I toddled on into one of our local cafes for lunch with an old pal. Mindful of well–rounded consumption and joy I asked for and received a seat in smoking. Soon enough our ashtray was abducted with the excuse that a large party had arrived, they must be seated near us; ergo, no more room for smoking.
I want to pause here to describe an affliction of all attached men. You get in an elevator and whiff that delightful bit of Fendi and think: “Ah, damn attractive woman.” You pass a covey of youngish ladies, all of whom emit those wonderful aromas that International Flavors and Fragrances so decently provide, and really begin to appreciate the perfume industry. You are then sure, deep down, that that is the girl you’d have if you were single. You and she are made for one another, but too bad for her – you’re attached. You conveniently forget that those women never, ever spoke to you during your single days.
It is no small coincidence that the scent industry is a multi–billion dollar business and men aren’t complaining. Well, back to lunch.
The large party that preempted my smoke was seated just as my food arrived, so no big deal. However, our meal was ruined as we could barely eat for the cloud of smell that surrounded this party. This gang was a pack of gum chewing women who had been furiously caking on the powder and spraying on the drug-store-bottled stench. These Tammis and Joanies were very different from the delicately scented Ann Taylor crowd whose presence evokes romantic nostalgia.
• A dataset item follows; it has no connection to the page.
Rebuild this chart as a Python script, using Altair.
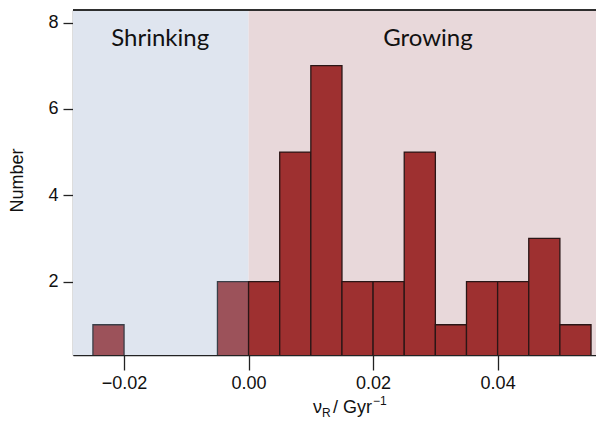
import altair as alt
import pandas as pd

# ---- data ----
bin_starts = [-0.025, -0.005, 0.000, 0.005, 0.010, 0.015, 0.020, 0.025, 0.030, 0.035, 0.040, 0.045, 0.050]
counts = [1, 2, 2, 5, 7, 2, 2, 5, 1, 2, 2, 3, 1]
bin_width = 0.005

x_ticks = [-0.02, 0.0, 0.02, 0.04]
y_ticks = [2, 4, 6, 8]
x_domain = [-0.0282, 0.0558]
y_domain = [0.30, 8.29]

region_names = ["Shrinking", "Growing"]
region_lo = [x_domain[0], 0.0]
region_hi = [0.0, x_domain[1]]
region_bg = ["#dfe5ef", "#e8d8da"]
region_label_x = [-0.0142, 0.0288]
region_label_y = [7.46, 7.46]

W, H = 523, 345

bars = pd.DataFrame({
    "start": bin_starts,
    "end": [s + bin_width for s in bin_starts],
    "count": counts,
    "base": [0] * len(counts),
})
bars["fill"] = ["#9c525a" if s < 0 else "#9e3030" for s in bin_starts]
bars["edge"] = ["#3a3f48" if s < 0 else "#2a1616" for s in bin_starts]

regions = pd.DataFrame({
    "name": region_names,
    "lo": region_lo,
    "hi": region_hi,
    "bg": region_bg,
    "ymin": [y_domain[0]] * 2,
    "ymax": [y_domain[1]] * 2,
    "lx": region_label_x,
    "ly": region_label_y,
})

xscale = alt.Scale(domain=x_domain, nice=False, zero=False)
yscale = alt.Scale(domain=y_domain, nice=False, zero=False)

FONT = "Liberation Sans, Arial, Helvetica, sans-serif"

axis_common = dict(
    grid=False,
    domainColor="#222222",
    domainWidth=1.3,
    tickColor="#222222",
    tickWidth=1.3,
    labelFont=FONT,
    labelFontSize=18,
    labelColor="#111111",
    titleFont=FONT,
    titleFontSize=18,
    titleFontWeight="normal",
    titleColor="#111111",
)

bg = alt.Chart(regions).mark_rect(clip=True).encode(
    x=alt.X("lo:Q", scale=xscale,
            axis=alt.Axis(values=x_ticks, format=".2f", tickSize=15, labelPadding=4,
                          title="", **axis_common)),
    x2="hi:Q",
    y=alt.Y("ymin:Q", scale=yscale,
            axis=alt.Axis(values=y_ticks, tickSize=10, labelPadding=5,
                          title="Number", titleX=-56, titleY=170, titleBaseline="middle",
                          titleAlign="center", titleAngle=270, **axis_common)),
    y2="ymax:Q",
    fill=alt.Fill("bg:N", scale=None),
)

hist = alt.Chart(bars).mark_rect(clip=True, strokeWidth=1.3).encode(
    x=alt.X("start:Q", scale=xscale),
    x2="end:Q",
    y=alt.Y("count:Q", scale=yscale),
    y2="base:Q",
    fill=alt.Fill("fill:N", scale=None),
    stroke=alt.Stroke("edge:N", scale=None),
)

labels = alt.Chart(regions).mark_text(
    font="Lato", fontSize=24, color="#111111", align="center", baseline="alphabetic"
).encode(
    x=alt.X("lx:Q", scale=xscale),
    y=alt.Y("ly:Q", scale=yscale),
    text="name:N",
)

top_line = alt.Chart(regions).mark_rule(color="#222222", strokeWidth=1.3).encode(
    x=alt.value(0), x2=alt.value(W), y=alt.value(0)
)

# composite x-axis title: ν_R / Gyr^-1
title_parts = pd.DataFrame({
    "t": ["ν", "R", "/ Gyr", "−1"],
    "px": [240, 249, 260, 300],
    "py": [403, 407, 403, 395],
    "sz": [18, 12, 18, 12],
})
xtitle = alt.Chart(title_parts).mark_text(
    font=FONT, color="#111111", align="left", baseline="alphabetic"
).encode(
    x=alt.X("px:Q", scale=None),
    y=alt.Y("py:Q", scale=None),
    text="t:N",
    size=alt.Size("sz:Q", scale=None),
)

chart = alt.layer(bg, hist, labels, top_line, xtitle).properties(
    width=W,
    height=H,
    autosize=alt.AutoSizeParams(type="none"),
    padding={"left": 65, "top": 2, "right": 0, "bottom": 64},
).configure_view(stroke=None).configure(background="white")

chart.save("out.html", embed_options={"renderer": "svg", "actions": False})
You’ve seen these pitiful gangs full of fifty-year-old peroxide-drenched, rouge-caked, pink terry cloth tank-topped, high-heeled, tight-skirted, odd-color-stocking-wearing women. They have young disciples who date Camaros with attached men. Their usual habitat is the gum rack near the Revco-brand face powders while decent children implore: “Mommy, Mommy, make it go away.”
These people smell terrible. They wear too many conflicting odors attached to too much make up and cheap spray. I can’t believe that inhaling second hand rouge powder can be healthy for anyone, especially diners. Yet somehow my smoking in the small spaces allotted to me by the cause Nazis is deemed infinitely more offensive. I believe that every office and restaurant needs specified non–exaggerated cosmetic zones, but let pool halls and line dance halls be exempted.
I do allow that young girls first experimenting with artificial beautifications have a God-given right to plaster on too much just as every teenager has a right to attempt coolness through smoking or that first drink. We can forgive that first-time hostess experimenting with Minute Rice (hey, it looks good on paper) and every boy’s idea that a pint of Old Spice is just the trick. But, in the grown up world of petty rights and causes, something must give.
No one, not even the worst smoker, likes smoke in his face while eating. You can’t convince me that subjecting anyone to an unwanted cloud of five penny eau–de–raw sewage is any less heinous.